James acknowledged that it hasn’t always been easy adjusting to his new surroundings after 15 years in the East.

“It’s been thirty-three years of my life in the East coast, so going to the West coast, everything changes,” he said outside the Lakers locker room on Sunday. “Even though it is only three hours. Everything has changed for me drastically. You live on the East side of the country for so long, and I think it has just taken me some time to get adjusted. For my game with the moving, my family, everything.”

The biggest difference in LeBron’s last few games compared to the first chunk has come from his perimeter shooting. You can find a LeBron quote from most NBA coaches over the years that basically mirrors “When he’s hitting his jumper, you can’t really do anything with him,” and that’s what it’s been like of late.

In eight October games, James shot 27.3 percent from three (12 of 44). In eight November games, he’s hitting 50 percent from three (26 of 52). LeBron’s been drilling stepback J's this season, hitting 19 of 31 overall (61.3 percent) and a ridiculous 12 of 20 from 3 (60 percent).

“Figuring things out, I have been shooting the ball extremely well,” he noted, which included pulling up from nearly midcourt to hit the final three of the game on Sunday, getting him to 51.

Until Kemba Walker averaged over 50 points per game for two games this week, LeBron was the NBA’s scoring leader at 28.8 points per game, while his 6.9 assists per game ranked 11th. It shouldn’t be a surprise that his assists are down from his 9.1 average last season, when he didn’t have nearly as many playmakers on his Cavs roster as the Lakers currently offer. LeBron's shooting percentages aren’t far off, though he is making one additional free throw per game, basically accounting for a jump up from 27.5 points per game last season.

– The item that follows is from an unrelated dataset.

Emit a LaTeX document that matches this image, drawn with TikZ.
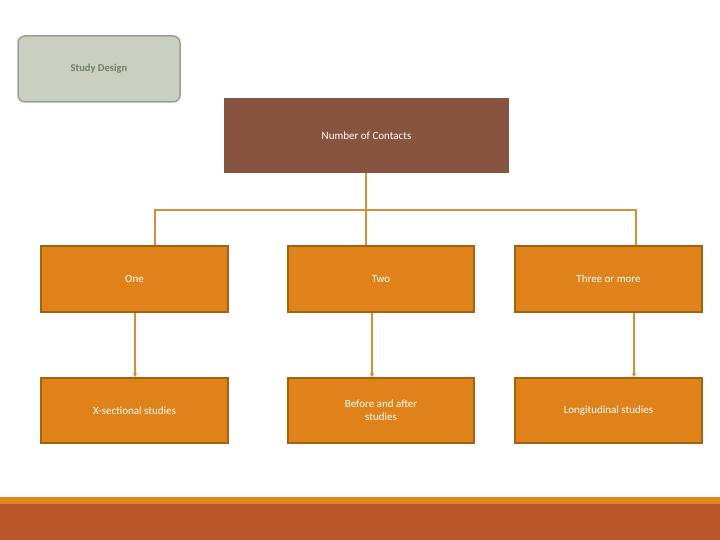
\documentclass[tikz,border=0pt]{standalone}
\usepackage{fontspec}
\setmainfont{Carlito}
\usetikzlibrary{arrows.meta}
\definecolor{topc}{HTML}{87553F}
\definecolor{orf}{HTML}{E0821A}
\definecolor{orb}{HTML}{A2620F}
\definecolor{conn}{HTML}{D0913A}
\definecolor{band}{HTML}{B9572A}
\definecolor{bandl}{HTML}{E0861A}
\definecolor{sdf}{HTML}{C9D0C2}
\definecolor{sdb}{HTML}{9A9E90}
\definecolor{sdt}{HTML}{6F7F62}
\begin{document}
\begin{tikzpicture}[x=1pt,y=-1pt,
  obox/.style={draw=orb,line width=1.5pt,fill=orf,text=white,font=\fontsize{11}{13}\selectfont,align=center,inner sep=0pt},
  conline/.style={draw=conn,line width=1.3pt},
  arr/.style={conline,-{Triangle[length=4pt,width=4pt]}}]
\useasboundingbox (0,0) rectangle (720,540);
\node[draw=sdb,line width=1.5pt,fill=sdf,rounded corners=7pt,minimum width=162pt,minimum height=66pt,text=sdt,font=\bfseries\fontsize{10.5}{12}\selectfont] (sd) at (99,69) {Study Design};
\node[fill=topc,text=white,minimum width=285pt,minimum height=75pt,font=\fontsize{11}{13}\selectfont] (top) at (366.5,135.5) {Number of Contacts};
\node[obox,minimum width=187pt,minimum height=66pt] (one) at (134.5,279) {One};
\node[obox,minimum width=186pt,minimum height=66pt] (two) at (381,279) {Two};
\node[obox,minimum width=187pt,minimum height=66pt] (three) at (608.5,279) {Three or more};
\node[obox,minimum width=187pt,minimum height=65pt] (xs) at (134.5,410.5) {X-sectional studies};
\node[obox,minimum width=186pt,minimum height=65pt] (ba) at (381,410.5) {Before and after\\studies};
\node[obox,minimum width=187pt,minimum height=65pt] (lo) at (608.5,410.5) {Longitudinal studies};
\coordinate (hl) at (155,210);
\coordinate (hr) at (636,210);
\draw[conline] (top.south -| 366,0) -- (two.north -| 366,0);
\draw[conline] (one.north -| hl) -- (hl) -- (hr) -- (three.north -| hr);
\draw[arr] (one.south -| 135,0) -- (xs.north -| 135,0);
\draw[arr] (two.south -| 372,0) -- (ba.north -| 372,0);
\draw[arr] (three.south -| 634,0) -- (lo.north -| 634,0);
\fill[bandl] (0,497) rectangle (720,504);
\fill[band] (0,504) rectangle (720,540);
\end{tikzpicture}
\end{document}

LeBron has always gotten to the rim and finished, and his 67 made layups/dunks are third in the league, trailing only Enes Kanter (70) and Julius Randle (68). He’s converting 80 percent at the rim in the last three games (16 of 20).

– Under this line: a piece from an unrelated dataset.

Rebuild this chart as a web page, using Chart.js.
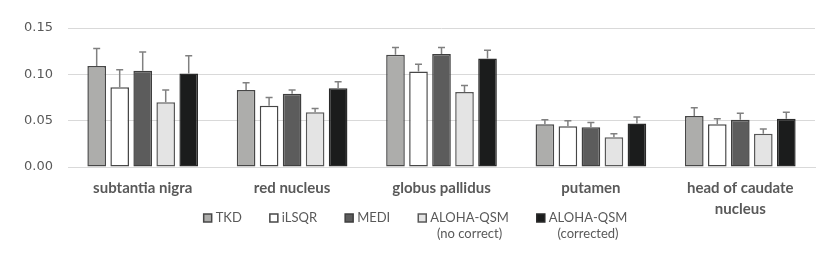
<!DOCTYPE html>
<html>
<head>
<meta charset="utf-8">
<script src="https://cdn.jsdelivr.net/npm/chart.js@4.4.1/dist/chart.umd.min.js"></script>
<style>
  html, body { margin: 0; padding: 0; background: #fff; }
  #wrap { width: 831px; height: 255px; position: relative; }
</style>
</head>
<body>
<div id="wrap"><canvas id="qsmChart"></canvas></div>
<script>
// regions (x categories)
var regions = ['subtantia nigra', 'red nucleus', 'globus pallidus', 'putamen', ['head of caudate', 'nucleus']];
var yTicks = [0, 0.05, 0.10, 0.15];

// methods
var methodNames = ['TKD', 'iLSQR', 'MEDI', ['ALOHA-QSM', '(no correct)'], ['ALOHA-QSM', '(corrected)']];

// mean values per method (one entry per region)
var tkd = [0.109, 0.083, 0.121, 0.046, 0.055];
var ilsqr = [0.086, 0.066, 0.103, 0.044, 0.046];
var medi = [0.104, 0.079, 0.122, 0.043, 0.051];
var alohaNoCorrect = [0.070, 0.059, 0.081, 0.032, 0.036];
var alohaCorrected = [0.101, 0.085, 0.117, 0.047, 0.052];

// standard deviations (drawn as + error bars)
var tkdErr = [0.019, 0.008, 0.008, 0.005, 0.009];
var ilsqrErr = [0.019, 0.009, 0.008, 0.006, 0.006];
var mediErr = [0.020, 0.004, 0.007, 0.005, 0.007];
var alohaNoCorrectErr = [0.013, 0.004, 0.007, 0.004, 0.005];
var alohaCorrectedErr = [0.019, 0.007, 0.009, 0.007, 0.007];

var fills = ['#adadab', '#ffffff', '#5c5c5c', '#e4e4e4', '#1b1c1c'];
var borders = ['#474747', '#474747', '#3f3f3f', '#595959', '#2a2a2a'];

var seriesValues = [tkd, ilsqr, medi, alohaNoCorrect, alohaCorrected];
var seriesErrors = [tkdErr, ilsqrErr, mediErr, alohaNoCorrectErr, alohaCorrectedErr];

var datasets = seriesValues.map(function (vals, i) {
    return {
        label: methodNames[i],
        data: vals,
        errors: seriesErrors[i],
        backgroundColor: fills[i],
        borderColor: borders[i],
        borderWidth: 1.5,
        borderSkipped: false,
        categoryPercentage: 0.77,
        barPercentage: 0.81
    };
});

// plus-only error bars, Excel style
var errorBars = {
    id: 'errorBars',
    afterDatasetsDraw: function (chart) {
        var ctx = chart.ctx;
        var yScale = chart.scales.y;
        ctx.save();
        ctx.strokeStyle = '#808080';
        ctx.lineWidth = 1.5;
        chart.data.datasets.forEach(function (ds, di) {
            var meta = chart.getDatasetMeta(di);
            meta.data.forEach(function (bar, i) {
                var top = yScale.getPixelForValue(ds.data[i] + ds.errors[i]);
                ctx.beginPath();
                ctx.moveTo(bar.x, bar.y);
                ctx.lineTo(bar.x, top);
                ctx.moveTo(bar.x - 3.5, top);
                ctx.lineTo(bar.x + 3.5, top);
                ctx.stroke();
            });
        });
        ctx.restore();
    }
};

// legend below the axis labels, multi-line entries
var bottomLegend = {
    id: 'bottomLegend',
    afterDraw: function (chart) {
        var ctx = chart.ctx;
        var area = chart.chartArea;
        var box = 8, gap = 4, spacing = 28, lineH = 16;
        var y0 = area.bottom + 51;
        ctx.save();
        ctx.font = '13px Lato';
        ctx.textBaseline = 'middle';
        ctx.textAlign = 'left';
        var items = chart.data.datasets.map(function (ds) {
            var lines = Array.isArray(ds.label) ? ds.label : [ds.label];
            var w = Math.max.apply(null, lines.map(function (l) { return ctx.measureText(l).width; }));
            return { lines: lines, w: w, fill: ds.backgroundColor, stroke: ds.borderColor };
        });
        var total = 0;
        items.forEach(function (it, i) { total += box + gap + it.w + (i < items.length - 1 ? spacing : 0); });
        var x = chart.width / 2 - total / 2;
        items.forEach(function (it) {
            ctx.fillStyle = it.fill;
            ctx.fillRect(x, y0 - box / 2, box, box);
            ctx.strokeStyle = it.stroke;
            ctx.lineWidth = 1.5;
            ctx.strokeRect(x, y0 - box / 2, box, box);
            ctx.fillStyle = '#595959';
            it.lines.forEach(function (l, k) {
                var lw = ctx.measureText(l).width;
                ctx.fillText(l, x + box + gap + (it.w - lw) / 2, y0 + k * lineH);
            });
            x += box + gap + it.w + spacing;
        });
        ctx.restore();
    }
};

new Chart(document.getElementById('qsmChart').getContext('2d'), {
    type: 'bar',
    data: { labels: regions, datasets: datasets },
    options: {
        responsive: true,
        maintainAspectRatio: false,
        animation: false,
        layout: { padding: { top: 28, right: 16, left: 0, bottom: 0 } },
        plugins: {
            legend: { display: false },
            tooltip: { enabled: false }
        },
        scales: {
            x: {
                grid: { display: false, drawTicks: false },
                border: { color: '#d9d9d9', width: 1 },
                ticks: {
                    color: '#595959',
                    padding: 11,
                    maxRotation: 0,
                    autoSkip: false,
                    font: { family: 'Lato', size: 15, weight: 'bold', lineHeight: '21px' }
                },
                afterFit: function (scale) { scale.height = 88; }
            },
            y: {
                min: 0,
                max: 0.15,
                afterBuildTicks: function (scale) {
                    scale.ticks = yTicks.map(function (v) { return { value: v }; });
                },
                grid: { color: '#d9d9d9', lineWidth: 1, drawTicks: false },
                border: { display: false },
                ticks: {
                    color: '#595959',
                    padding: 15,
                    font: { family: 'DejaVu Sans', size: 13 },
                    callback: function (v) { return v.toFixed(2); }
                },
                afterFit: function (scale) { scale.width = 68; }
            }
        }
    },
    plugins: [errorBars, bottomLegend]
});
</script>
</body>
</html>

Now, given how much he’s still asked to do nightly on the offensive end, LeBron can’t be expected to dominate nightly at this stage of his career on the defensive end. Through 16 games, his defensive rating is 108.0, which falls somewhere in the middle for the Lakers roster. Tyson Chandler’s 94.7 mark is at the top, Michael Beasley’s 122.2 at the other end.

But of course LeBron, who’s been to the NBA Finals for eight straight seasons, knows what it takes to get his body through a full season. He should pick his spots defensively, as he has in various fourth quarters this season, where his blocks, steals and rebounds tend to tick up in crunch time. He knows when to crash in from the weak side to make a play on that end of the court.

Up next for LeBron is a return to Cleveland, where the Cavs are the league's worst team at 2-13, as he enters an arena that’s sure to be emotionally charged.

What should we expect? Exactly what he’s already delivered to L.A. through 16 games. The full LeBron James experience.

You likely heard about LeBron’s fantastic venture in founding the “I Promise School” in his hometown of Akron, Ohio, through the LeBron James Family Foundation, and this trip provides his first chance to check in on the school since the regular season started. The school just opened its doors in the fall with students attending grades three and four, and will be fully operational by 2022 with first through eighth graders.

For the occassion of his return to the area, James and his partners at Nike Basketball announced the “We Are Family” Draw on Nov. 19th, where entrants can go to wearefamily.rallyup.com and enter to win a pair of the Nike LeBron 16 "I Promise" colorway, plus one of seven signed surfboards. Tickets are $10 donations to the School, and there's no limit to the amount of tickets per individual, with proceeds going directly to the I Promise School. The Draw lasts until Nov. 23rd, with winners to be announced on Nov. 24th.